Topics: Parliament House culture; Economic recovery;
David Koch: Finance Minister, Simon Birmingham joins us now from Adelaide. Minister, you’ve got some great economic figures to talk about, we’ll get to those in a moment but obviously the big talking point today is the Prime Minister’s interview last night. As Mark Riley just put it. Does your government have a plan to fight sexism and safety and respect for women in the workforce, particularly in Parliament house?
Simon Birmingham: Absolutely Kochie, and I think Australians will see a real step up in terms of action, the messages have been heard, the concerns have been heard. Now, that’s not to say there wasn’t work underway before. The national action plan in relation to women’s safety and tackling safety for women and children in particular, the work that’s been ongoing for many years in terms of support around sexual harassment and sexual discrimination. But it is very clear that Australians and particularly Australian women expect more and that is absolutely what we have got to get on and do. To make sure that our parliament sets the best example for the nation rather than being a place where shameful acts have occurred. And that’s just not to be tolerated, it won’t be tolerated. But equally we’ve got to work in terms of workplaces across the nation, in terms of women’s safety across the nation, in terms of gender equity across the nation, and they’re all part of the priorities for the future.
David Koch: In terms of shameful acts, overnight you released a statement saying you have spoken to the whistleblower who released those photos of lewd sex acts in Parliament House, are you any closer to determining the other people responsible? And what action will you take?

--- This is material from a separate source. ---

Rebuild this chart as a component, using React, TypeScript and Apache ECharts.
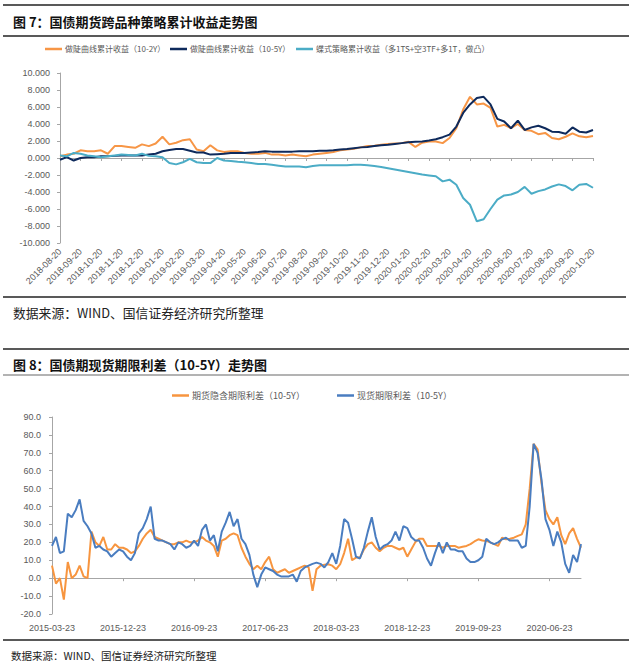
import React, { useEffect, useRef } from "react";
import * as echarts from "echarts";

// ---------- Chart 1 (图7) ----------
const c1Names = [
  "做陡曲线累计收益（10-2Y）",
  "做陡曲线累计收益（10-5Y）",
  "蝶式策略累计收益（多1TS+空3TF+多1T，做凸）",
];
const c1Orange = [
  0.2, 0.4, 0.5, 0.9, 0.8, 0.8, 0.9, 0.5, 1.4, 1.4, 1.3, 1.2, 1.6, 1.4, 1.7, 2.5, 1.6, 1.8, 2.1, 2.2,
  1.0, 0.8, 1.5, 0.9, 0.7, 0.8, 0.8, 0.6, 0.5, 0.5, 0.6, 0.4, 0.4, 0.3, 0.4, 0.3, 0.2, 0.4, 0.5, 0.6,
  0.7, 0.9, 1.0, 1.1, 1.25, 1.4, 1.45, 1.55, 1.65, 1.7, 1.75, 1.9, 1.3, 1.8, 1.95, 1.95, 1.75, 2.35, 3.5, 5.7,
  7.2, 6.3, 6.4, 5.9, 3.7, 3.9, 3.5, 4.0, 3.3, 3.2, 2.8, 2.95, 2.35, 2.2, 2.5, 2.9, 2.55, 2.45, 2.6,
];
const c1Navy = [
  -0.2, 0.1, -0.3, 0.0, 0.1, 0.1, 0.2, 0.2, 0.25, 0.3, 0.3, 0.3, 0.3, 0.4, 0.5, 0.8, 0.95, 1.05, 1.05, 0.85,
  0.65, 0.65, 0.4, 0.45, 0.5, 0.6, 0.6, 0.6, 0.65, 0.7, 0.8, 0.75, 0.75, 0.75, 0.75, 0.8, 0.8, 0.8, 0.85, 0.85,
  0.9, 1.0, 1.05, 1.15, 1.25, 1.3, 1.4, 1.5, 1.55, 1.65, 1.75, 1.85, 1.9, 1.95, 2.05, 2.2, 2.45, 2.75, 3.7, 5.3,
  6.3, 7.05, 7.2, 6.3, 4.6, 4.3, 3.5, 4.4, 3.3, 3.6, 3.8, 3.5, 3.1, 3.05, 2.85, 3.6, 3.1, 3.0, 3.3,
];
const c1Blue = [
  0.3, 0.2, 0.6, 0.5, 0.3, 0.2, 0.1, 0.2, 0.3, 0.4, 0.35, 0.3, 0.5, 0.25, 0.2, 0.1, -0.6, -0.75, -0.5, -0.1,
  -0.5, -0.6, -0.6, 0.0, -0.3, -0.35, -0.45, -0.5, -0.6, -0.7, -0.7, -0.8, -0.9, -1.0, -1.0, -1.0, -1.1, -0.95, -0.85, -0.85,
  -0.85, -0.85, -0.85, -0.8, -0.8, -0.85, -0.95, -1.05, -1.2, -1.35, -1.5, -1.65, -1.8, -1.95, -2.05, -2.15, -2.75, -2.55, -3.15, -4.7,
  -5.5, -7.45, -7.2, -6.0, -4.9, -4.4, -4.3, -4.0, -3.4, -4.2, -3.9, -3.7, -3.35, -3.1, -3.3, -3.8, -3.15, -3.05, -3.5,
];
const c1Colors = ["#F79646", "#0E2A5C", "#4BACC6"];

// ---------- Chart 2 (图8) ----------
const c2Names = ["期货隐含期限利差（10-5Y）", "现货期限利差（10-5Y）"];
const c2Orange = [
  7, -3, 0, -12, 9, 0, 2, 7, 1, 0, 26, 20, 18, 23, 16, 16, 19, 17, 17, 16,
  14, 15, 18, 22, 25, 27, 23, 22, 21, 20, 19, 19, 20, 20, 21, 20, 20, 21, 23, 21,
  20, 18, 12, 21, 22, 24, 25, 24, 17, 12, 8, 5, 7, 5, 9, 12, 5, 3, 4, 5,
  3, 4, 5, 6, 7, 6, -7, 5, 7, 7.5, 7.8, 7, 5, 7.8, 14, 22, 10, 11.5, 11.5, 16,
  19, 20, 17, 15, 17, 18, 18, 17, 16, 17, 12, 16, 20, 22, 22, 18, 18, 18, 18, 17,
  18, 18, 18, 17, 17.5, 18, 19, 20.5, 21.7, 21, 20.8, 20, 19, 18, 22.6, 21.7, 22, 22.6, 23.6, 24.5,
  30, 50, 75, 72, 53, 38, 33, 30, 34, 24, 19, 25, 28, 22, 17,
];
const c2Blue = [
  18, 23, 14, 15, 36, 34, 38, 44, 32, 29, 25, 17, 18, 16, 15, 12, 14, 16, 15, 12,
  10, 14, 25, 28, 33, 40, 22, 21, 21, 20, 19, 16, 20, 19, 17, 18, 21, 18, 27, 30,
  21, 24, 15, 26, 31, 37, 29, 33, 22, 19, 13, 2, -5, 2, 6, 5, 4, 2, 1, 1,
  1, 2, -2, 4, 6, 7, 8, 8.7, 8, 6, 9, 14, 8, 18, 33, 31, 22, 12, 11, 17,
  26, 34, 23, 16, 18, 19, 21, 26, 21, 29, 28, 23, 21, 21, 17, 11, 7, 14, 20, 14,
  20, 16, 16, 15, 15, 11, 9, 9, 10, 12, 22, 20, 19, 20, 21.7, 22.6, 21, 21, 21, 17,
  18, 40, 75, 70, 55, 33, 27, 18, 26, 20, 8, 3, 13, 9, 19,
];
const c2Colors = ["#F7953F", "#4A7DC0"];

const pad = (n: number) => String(n).padStart(2, "0");

// category dates: chart 1 -> 20th, 30th, next 10th of each month; labels on the 20th
function buildCats1(): string[] {
  const out: string[] = [];
  let y = 2018, m = 8;
  for (let k = 0; k <= 26; k++) {
    out.push(`${y}-${pad(m)}-20`);
    if (k < 26) {
      out.push(`${y}-${pad(m)}-${m === 2 ? "28" : "30"}`);
      let ny = y, nm = m + 1;
      if (nm > 12) { nm = 1; ny++; }
      out.push(`${ny}-${pad(nm)}-10`);
      y = ny; m = nm;
    }
  }
  return out;
}
// chart 2 -> 23rd and next 8th of each month; labels every 9 months
function buildCats2(): string[] {
  const out: string[] = [];
  let y = 2015, m = 3;
  for (let k = 0; k <= 67; k++) {
    out.push(`${y}-${pad(m)}-23`);
    if (k < 67) {
      let ny = y, nm = m + 1;
      if (nm > 12) { nm = 1; ny++; }
      out.push(`${ny}-${pad(nm)}-08`);
      y = ny; m = nm;
    }
  }
  return out;
}
const cats1 = buildCats1();
const cats2 = buildCats2();

const LATIN = "'Liberation Sans', Arial, sans-serif";
const CJK = "'Noto Sans CJK SC', 'Liberation Sans', sans-serif";
const AXIS_GRAY = "#A6A6A6";
const LABEL = "#595959";

function hline(x1: number, x2: number, y: number, stroke: string, w: number) {
  return { type: "line", silent: true, shape: { x1, y1: y, x2, y2: y }, style: { stroke, lineWidth: w } };
}
function txt(x: number, y: number, text: string, size: number, bold: boolean, fill: string) {
  return {
    type: "text",
    x,
    y,
    silent: true,
    style: { text, fontSize: size, fontWeight: bold ? "bold" : "normal", fontFamily: CJK, fill, verticalAlign: "middle" },
  };
}
function legendAt(left: number, top: number, name: string, size: number) {
  return {
    left,
    top,
    data: [name],
    icon: "rect",
    itemWidth: 17,
    itemHeight: 2.5,
    itemGap: 0,
    padding: 0,
    textStyle: { fontSize: size, color: LABEL, fontFamily: CJK, padding: [0, 0, 0, -2] },
  };
}

export default function App() {
  const ref = useRef<HTMLDivElement>(null);
  useEffect(() => {
    if (!ref.current) return;
    const chart = echarts.init(ref.current, undefined, { renderer: "svg" });
    const every3 = (i: number) => i % 3 === 0;
    const every18 = (i: number) => i % 18 === 0;
    const option: any = {
      animation: false,
      backgroundColor: "#ffffff",
      textStyle: { fontFamily: LATIN },
      legend: [
        legendAt(45, 45, c1Names[0], 8),
        legendAt(170, 45, c1Names[1], 8),
        legendAt(296, 45, c1Names[2], 8),
        legendAt(172, 391, c2Names[0], 9),
        legendAt(337, 391, c2Names[1], 9),
      ],
      grid: [
        { left: 60, top: 73, width: 533, height: 170 },
        { left: 52, top: 417, width: 529, height: 197 },
      ],
      xAxis: [
        {
          gridIndex: 0, type: "category", data: cats1, boundaryGap: false, position: "bottom",
          axisLine: { show: false, onZero: false }, axisTick: { show: false },
          axisLabel: { interval: every3, rotate: 45, margin: 7, fontSize: 9, color: LABEL, fontFamily: LATIN },
        },
        {
          gridIndex: 0, type: "category", data: cats1, boundaryGap: false, position: "top",
          axisLine: { show: true, onZero: true, lineStyle: { color: AXIS_GRAY, width: 1 } },
          axisTick: { show: true, inside: true, length: 3, interval: every3, lineStyle: { color: AXIS_GRAY } },
          axisLabel: { show: false },
        },
        {
          gridIndex: 1, type: "category", data: cats2, boundaryGap: false, position: "bottom",
          axisLine: { show: false, onZero: false }, axisTick: { show: false },
          axisLabel: { interval: every18, margin: 9, fontSize: 9, color: LABEL, fontFamily: LATIN },
        },
        {
          gridIndex: 1, type: "category", data: cats2, boundaryGap: false, position: "top",
          axisLine: { show: true, onZero: true, lineStyle: { color: AXIS_GRAY, width: 1 } },
          axisTick: { show: true, inside: true, length: 3, interval: every18, lineStyle: { color: AXIS_GRAY } },
          axisLabel: { show: false },
        },
      ],
      yAxis: [
        {
          gridIndex: 0, type: "value", min: -10, max: 10, interval: 2,
          axisLine: { show: true, lineStyle: { color: AXIS_GRAY } },
          axisTick: { show: true, length: 3, lineStyle: { color: AXIS_GRAY } },
          splitLine: { show: false },
          axisLabel: { margin: 10, fontSize: 9, color: LABEL, fontFamily: LATIN, formatter: (v: number) => v.toFixed(3) },
        },
        {
          gridIndex: 1, type: "value", min: -20, max: 90, interval: 10,
          axisLine: { show: true, lineStyle: { color: AXIS_GRAY } },
          axisTick: { show: true, length: 3, lineStyle: { color: AXIS_GRAY } },
          splitLine: { show: false },
          axisLabel: { margin: 11, fontSize: 9, color: LABEL, fontFamily: LATIN, formatter: (v: number) => v.toFixed(1) },
        },
      ],
      series: [
        { name: c1Names[0], data: c1Orange, color: c1Colors[0], xAxisIndex: 0, yAxisIndex: 0 },
        { name: c1Names[1], data: c1Navy, color: c1Colors[1], xAxisIndex: 0, yAxisIndex: 0 },
        { name: c1Names[2], data: c1Blue, color: c1Colors[2], xAxisIndex: 0, yAxisIndex: 0 },
        { name: c2Names[0], data: c2Orange, color: c2Colors[0], xAxisIndex: 2, yAxisIndex: 1 },
        { name: c2Names[1], data: c2Blue, color: c2Colors[1], xAxisIndex: 2, yAxisIndex: 1 },
      ].map((s) => ({
        type: "line",
        name: s.name,
        data: s.data,
        xAxisIndex: s.xAxisIndex,
        yAxisIndex: s.yAxisIndex,
        showSymbol: false,
        symbol: "none",
        lineStyle: { width: 2, color: s.color },
        itemStyle: { color: s.color },
      })),
      graphic: [
        hline(3, 629, 5, "#222", 1.5),
        txt(13, 21, "图 7：国债期货跨品种策略累计收益走势图", 13, true, "#111"),
        hline(3, 629, 36, "#222", 1.5),
        hline(3, 626, 297, "#222", 1.3),
        txt(13, 312, "数据来源：WIND、国信证券经济研究所整理", 12.8, false, "#222"),
        hline(3, 629, 349, "#222", 1.5),
        txt(13, 364, "图 8：国债期现货期限利差（10-5Y）走势图", 13, true, "#111"),
        hline(3, 629, 375, "#9A9A9A", 1.5),
        hline(3, 629, 640, "#222", 1.3),
        txt(11, 655, "数据来源：WIND、国信证券经济研究所整理", 10.5, false, "#222"),
      ],
    };
    chart.setOption(option);
    return () => chart.dispose();
  }, []);
  return (
    <div
      ref={ref}
      style={{ position: "absolute", left: 0, top: 0, width: 629, height: 667, background: "#fff" }}
    />
  );
}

Simon Birmingham: We’ve shown we’ve got zero tolerance for that sort of thing. On Monday night, one individual was able to be identified and that individual was sacked. We will take similar action if similar acts have been undertaken by other people. It’s very clearly zero tolerance. I am grateful to those who are helping in terms of investigations. Obviously, sacking someone is a significant step and we need to be confident that we know that people are guilty of having undertaken such acts or anything similar, but we won’t tolerate it where we can find that evidence and that is why we are reaching out to undertake such investigations.
David Koch: Let’s get onto the economy now. Your wheelhouse as Finance Minister. February year-to-date budget deficit $134.6 billion. 23 billion less than the forecast deficit. The government credits the improvement in high tax receipts from the recovering economy as was a fall in the number of JobSeeker payments. Figures look terrific. Monday is D-Day, when JobKeeper comes off, is the economy strong enough to soak all of that up and not impact the economy badly?
Simon Birmingham: The economy has shown enormous strength now. $134 billion deficit is still a whopping great deficit in anybody’s terms, it still the biggest deficit in our peacetime history as a nation. But it is crucial to see that the jobs growth we have been seeing, 300,000 people coming off JobSeeker in recent months is feeding back to improved budget outcomes because it means we have significantly less strain on taxpayers in terms of supporting social safety nets, more taxpayers in terms of generating revenue, and that is the virtuous cycle we are eager to continue. Now, we are taking the step off of JobKeeper, but we fully anticipate the other supports we have put in place for tourism, for aviation, for arts, for entertainment, targeting the support now into different sectors to support those industries, business survival, job creation, they are going to be the ongoing measures and approaches we take as well the overall economic growth that has seen Australia’s employment levels get back to being above what they were in March 2020 which is a remarkable thing, basically unheard of in any other developed nation.
David Koch: It is an incredible bounce back in the economy. Minister, thank you for your time.